━━ Source data ━━

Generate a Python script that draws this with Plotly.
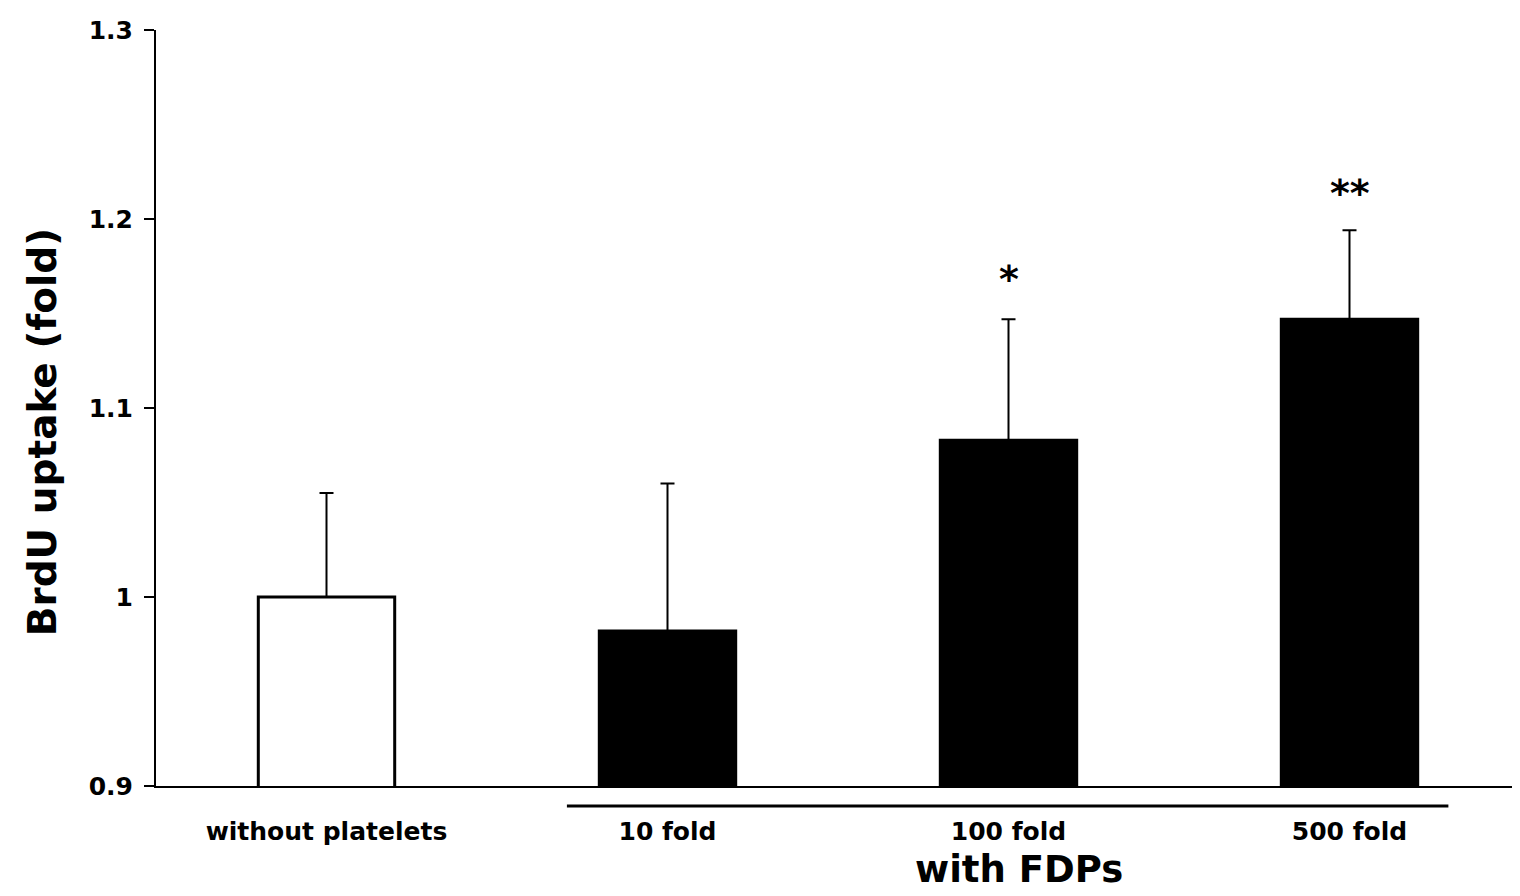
import plotly.graph_objects as go

categories = ["without platelets", "10 fold", "100 fold", "500 fold"]
values = [1.0, 0.982, 1.083, 1.147]
errors_plus = [0.055, 0.078, 0.064, 0.047]
bar_colors = ["white", "black", "black", "black"]
y_ticks = [0.9, 1.0, 1.1, 1.2, 1.3]
y_tick_labels = ["0.9", "1", "1.1", "1.2", "1.3"]
sig_labels = ["", "", "*", "**"]
sig_y = [None, None, 1.168, 1.214]
group_label = "with FDPs"
y_title = "BrdU uptake (fold)"

FONT = "DejaVu Sans"

fig = go.Figure()
fig.add_trace(go.Bar(
    x=categories,
    y=values,
    width=0.4,
    marker=dict(color=bar_colors, line=dict(color="black", width=3)),
    error_y=dict(type="data", symmetric=False, array=errors_plus,
                 arrayminus=[0] * len(values), color="black",
                 thickness=2, width=7),
    showlegend=False,
))

for cat, lab, yy in zip(categories, sig_labels, sig_y):
    if lab:
        fig.add_annotation(x=cat, y=yy, text=f"<b>{lab}</b>", showarrow=False,
                           font=dict(family=FONT, size=38, color="black"),
                           xanchor="center", yanchor="middle")

# group underline under FDP categories
fig.add_shape(type="line", xref="x", yref="paper",
              x0=0.705, x1=3.29, y0=-0.0265, y1=-0.0265,
              line=dict(color="black", width=3))
fig.add_annotation(xref="x", yref="paper", x=2.03, y=-0.11,
                   text=f"<b>{group_label}</b>", showarrow=False,
                   font=dict(family=FONT, size=37, color="black"),
                   xanchor="center", yanchor="middle")

# y-axis title
fig.add_annotation(xref="paper", yref="paper", x=-0.0835, y=0.468,
                   text=f"<b>{y_title}</b>", showarrow=False, textangle=-90,
                   font=dict(family=FONT, size=39, color="black"),
                   xanchor="center", yanchor="middle")

fig.update_layout(
    width=1512, height=888,
    margin=dict(l=148, r=0, t=22, b=110),
    paper_bgcolor="white", plot_bgcolor="white",
    font=dict(family=FONT, color="black"),
    bargap=0.6,
)
fig.update_xaxes(
    showline=True, linecolor="black", linewidth=2,
    ticks="", showgrid=False, zeroline=False,
    tickfont=dict(family=FONT, size=25, color="black", weight="bold"),
    ticklabelstandoff=22,
)
fig.update_yaxes(
    range=[0.9, 1.3], tickvals=y_ticks, ticktext=y_tick_labels,
    showline=True, linecolor="black", linewidth=2,
    ticks="outside", ticklen=10, tickwidth=2, tickcolor="black",
    showgrid=False, zeroline=False,
    tickfont=dict(family=FONT, size=25, color="black", weight="bold"),
    ticklabelstandoff=6,
)

fig.write_html("out.html")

━━━

All the lines above are to be reproduced exactly, except the pictures.

- Response to this exercise:
Generate a Python script that draws this with Plotly.
import plotly.graph_objects as go

categories = ["without platelets", "10 fold", "100 fold", "500 fold"]
values = [1.0, 0.982, 1.083, 1.147]
errors_plus = [0.055, 0.078, 0.064, 0.047]
bar_colors = ["white", "black", "black", "black"]
y_ticks = [0.9, 1.0, 1.1, 1.2, 1.3]
y_tick_labels = ["0.9", "1", "1.1", "1.2", "1.3"]
sig_labels = ["", "", "*", "**"]
sig_y = [None, None, 1.168, 1.214]
group_label = "with FDPs"
y_title = "BrdU uptake (fold)"

FONT = "DejaVu Sans"

fig = go.Figure()
fig.add_trace(go.Bar(
    x=categories,
    y=values,
    width=0.4,
    marker=dict(color=bar_colors, line=dict(color="black", width=3)),
    error_y=dict(type="data", symmetric=False, array=errors_plus,
                 arrayminus=[0] * len(values), color="black",
                 thickness=2, width=7),
    showlegend=False,
))

for cat, lab, yy in zip(categories, sig_labels, sig_y):
    if lab:
        fig.add_annotation(x=cat, y=yy, text=f"<b>{lab}</b>", showarrow=False,
                           font=dict(family=FONT, size=38, color="black"),
                           xanchor="center", yanchor="middle")

# group underline under FDP categories
fig.add_shape(type="line", xref="x", yref="paper",
              x0=0.705, x1=3.29, y0=-0.0265, y1=-0.0265,
              line=dict(color="black", width=3))
fig.add_annotation(xref="x", yref="paper", x=2.03, y=-0.11,
                   text=f"<b>{group_label}</b>", showarrow=False,
                   font=dict(family=FONT, size=37, color="black"),
                   xanchor="center", yanchor="middle")

# y-axis title
fig.add_annotation(xref="paper", yref="paper", x=-0.0835, y=0.468,
                   text=f"<b>{y_title}</b>", showarrow=False, textangle=-90,
                   font=dict(family=FONT, size=39, color="black"),
                   xanchor="center", yanchor="middle")

fig.update_layout(
    width=1512, height=888,
    margin=dict(l=148, r=0, t=22, b=110),
    paper_bgcolor="white", plot_bgcolor="white",
    font=dict(family=FONT, color="black"),
    bargap=0.6,
)
fig.update_xaxes(
    showline=True, linecolor="black", linewidth=2,
    ticks="", showgrid=False, zeroline=False,
    tickfont=dict(family=FONT, size=25, color="black", weight="bold"),
    ticklabelstandoff=22,
)
fig.update_yaxes(
    range=[0.9, 1.3], tickvals=y_ticks, ticktext=y_tick_labels,
    showline=True, linecolor="black", linewidth=2,
    ticks="outside", ticklen=10, tickwidth=2, tickcolor="black",
    showgrid=False, zeroline=False,
    tickfont=dict(family=FONT, size=25, color="black", weight="bold"),
    ticklabelstandoff=6,
)

fig.write_html("out.html")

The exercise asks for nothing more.